### [Written request]
Omit the pictures, then reproduce every remaining record exactly.

BEGIN

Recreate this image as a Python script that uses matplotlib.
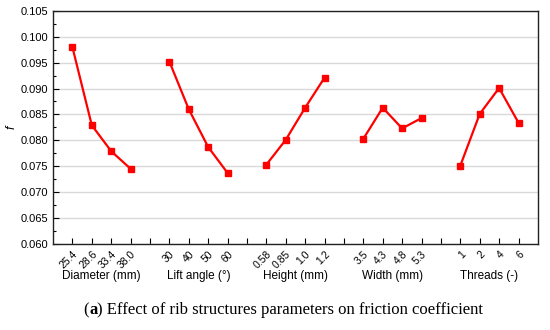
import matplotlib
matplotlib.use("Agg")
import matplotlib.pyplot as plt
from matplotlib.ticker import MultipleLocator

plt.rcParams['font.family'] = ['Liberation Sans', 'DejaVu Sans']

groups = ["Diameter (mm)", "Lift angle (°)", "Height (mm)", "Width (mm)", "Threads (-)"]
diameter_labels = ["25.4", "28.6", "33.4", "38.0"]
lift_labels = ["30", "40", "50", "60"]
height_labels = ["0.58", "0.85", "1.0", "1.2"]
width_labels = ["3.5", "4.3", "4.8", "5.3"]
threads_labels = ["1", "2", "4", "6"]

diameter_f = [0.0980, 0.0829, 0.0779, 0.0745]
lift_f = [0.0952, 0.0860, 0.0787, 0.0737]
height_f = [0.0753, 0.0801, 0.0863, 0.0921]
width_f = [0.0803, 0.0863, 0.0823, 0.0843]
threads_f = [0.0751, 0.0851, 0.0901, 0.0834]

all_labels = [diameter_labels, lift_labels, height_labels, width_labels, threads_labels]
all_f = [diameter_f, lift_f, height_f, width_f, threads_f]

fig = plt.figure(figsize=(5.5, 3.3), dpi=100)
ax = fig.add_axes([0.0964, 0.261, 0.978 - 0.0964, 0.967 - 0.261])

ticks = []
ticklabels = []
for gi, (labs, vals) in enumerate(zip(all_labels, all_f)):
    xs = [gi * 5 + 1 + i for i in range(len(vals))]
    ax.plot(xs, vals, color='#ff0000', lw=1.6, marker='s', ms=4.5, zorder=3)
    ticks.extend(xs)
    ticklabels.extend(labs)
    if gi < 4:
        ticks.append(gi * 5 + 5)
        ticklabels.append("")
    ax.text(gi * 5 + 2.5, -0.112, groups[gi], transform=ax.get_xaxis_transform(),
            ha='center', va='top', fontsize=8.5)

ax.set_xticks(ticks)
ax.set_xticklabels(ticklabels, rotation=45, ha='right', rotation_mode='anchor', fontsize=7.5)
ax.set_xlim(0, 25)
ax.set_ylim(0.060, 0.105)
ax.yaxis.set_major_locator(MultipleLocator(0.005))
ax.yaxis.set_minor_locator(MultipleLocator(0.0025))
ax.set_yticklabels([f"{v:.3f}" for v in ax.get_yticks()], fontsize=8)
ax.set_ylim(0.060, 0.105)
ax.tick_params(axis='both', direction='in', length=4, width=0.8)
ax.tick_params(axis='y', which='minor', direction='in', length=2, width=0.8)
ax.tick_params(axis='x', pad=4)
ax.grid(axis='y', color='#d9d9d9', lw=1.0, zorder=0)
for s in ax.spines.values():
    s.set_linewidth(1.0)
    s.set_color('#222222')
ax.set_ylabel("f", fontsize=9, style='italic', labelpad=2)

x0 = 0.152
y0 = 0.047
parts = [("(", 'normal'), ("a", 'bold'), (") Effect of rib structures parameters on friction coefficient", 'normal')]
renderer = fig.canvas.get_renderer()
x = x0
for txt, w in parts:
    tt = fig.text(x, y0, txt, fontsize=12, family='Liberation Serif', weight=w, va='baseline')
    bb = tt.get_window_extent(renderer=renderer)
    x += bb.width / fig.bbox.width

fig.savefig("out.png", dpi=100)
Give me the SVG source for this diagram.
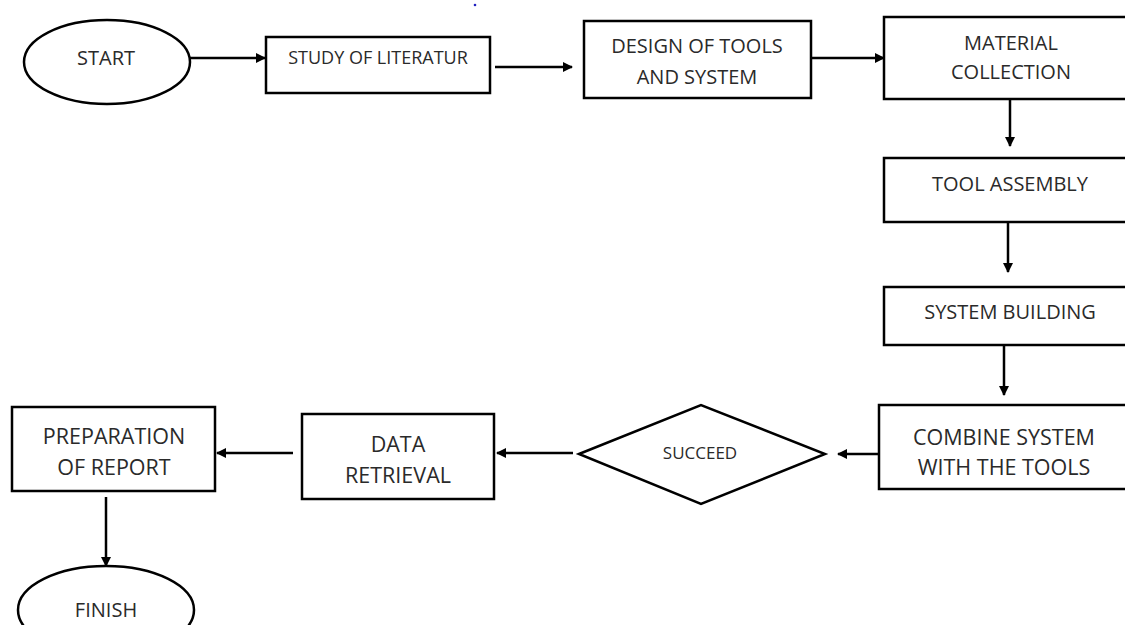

END

### [Task response]
Recreate this image as a Python script that uses matplotlib.
import matplotlib
matplotlib.use("Agg")
import matplotlib.pyplot as plt
from matplotlib.ticker import MultipleLocator

plt.rcParams['font.family'] = ['Liberation Sans', 'DejaVu Sans']

groups = ["Diameter (mm)", "Lift angle (°)", "Height (mm)", "Width (mm)", "Threads (-)"]
diameter_labels = ["25.4", "28.6", "33.4", "38.0"]
lift_labels = ["30", "40", "50", "60"]
height_labels = ["0.58", "0.85", "1.0", "1.2"]
width_labels = ["3.5", "4.3", "4.8", "5.3"]
threads_labels = ["1", "2", "4", "6"]

diameter_f = [0.0980, 0.0829, 0.0779, 0.0745]
lift_f = [0.0952, 0.0860, 0.0787, 0.0737]
height_f = [0.0753, 0.0801, 0.0863, 0.0921]
width_f = [0.0803, 0.0863, 0.0823, 0.0843]
threads_f = [0.0751, 0.0851, 0.0901, 0.0834]

all_labels = [diameter_labels, lift_labels, height_labels, width_labels, threads_labels]
all_f = [diameter_f, lift_f, height_f, width_f, threads_f]

fig = plt.figure(figsize=(5.5, 3.3), dpi=100)
ax = fig.add_axes([0.0964, 0.261, 0.978 - 0.0964, 0.967 - 0.261])

ticks = []
ticklabels = []
for gi, (labs, vals) in enumerate(zip(all_labels, all_f)):
    xs = [gi * 5 + 1 + i for i in range(len(vals))]
    ax.plot(xs, vals, color='#ff0000', lw=1.6, marker='s', ms=4.5, zorder=3)
    ticks.extend(xs)
    ticklabels.extend(labs)
    if gi < 4:
        ticks.append(gi * 5 + 5)
        ticklabels.append("")
    ax.text(gi * 5 + 2.5, -0.112, groups[gi], transform=ax.get_xaxis_transform(),
            ha='center', va='top', fontsize=8.5)

ax.set_xticks(ticks)
ax.set_xticklabels(ticklabels, rotation=45, ha='right', rotation_mode='anchor', fontsize=7.5)
ax.set_xlim(0, 25)
ax.set_ylim(0.060, 0.105)
ax.yaxis.set_major_locator(MultipleLocator(0.005))
ax.yaxis.set_minor_locator(MultipleLocator(0.0025))
ax.set_yticklabels([f"{v:.3f}" for v in ax.get_yticks()], fontsize=8)
ax.set_ylim(0.060, 0.105)
ax.tick_params(axis='both', direction='in', length=4, width=0.8)
ax.tick_params(axis='y', which='minor', direction='in', length=2, width=0.8)
ax.tick_params(axis='x', pad=4)
ax.grid(axis='y', color='#d9d9d9', lw=1.0, zorder=0)
for s in ax.spines.values():
    s.set_linewidth(1.0)
    s.set_color('#222222')
ax.set_ylabel("f", fontsize=9, style='italic', labelpad=2)

x0 = 0.152
y0 = 0.047
parts = [("(", 'normal'), ("a", 'bold'), (") Effect of rib structures parameters on friction coefficient", 'normal')]
renderer = fig.canvas.get_renderer()
x = x0
for txt, w in parts:
    tt = fig.text(x, y0, txt, fontsize=12, family='Liberation Serif', weight=w, va='baseline')
    bb = tt.get_window_extent(renderer=renderer)
    x += bb.width / fig.bbox.width

fig.savefig("out.png", dpi=100)
Give me the SVG source for this diagram.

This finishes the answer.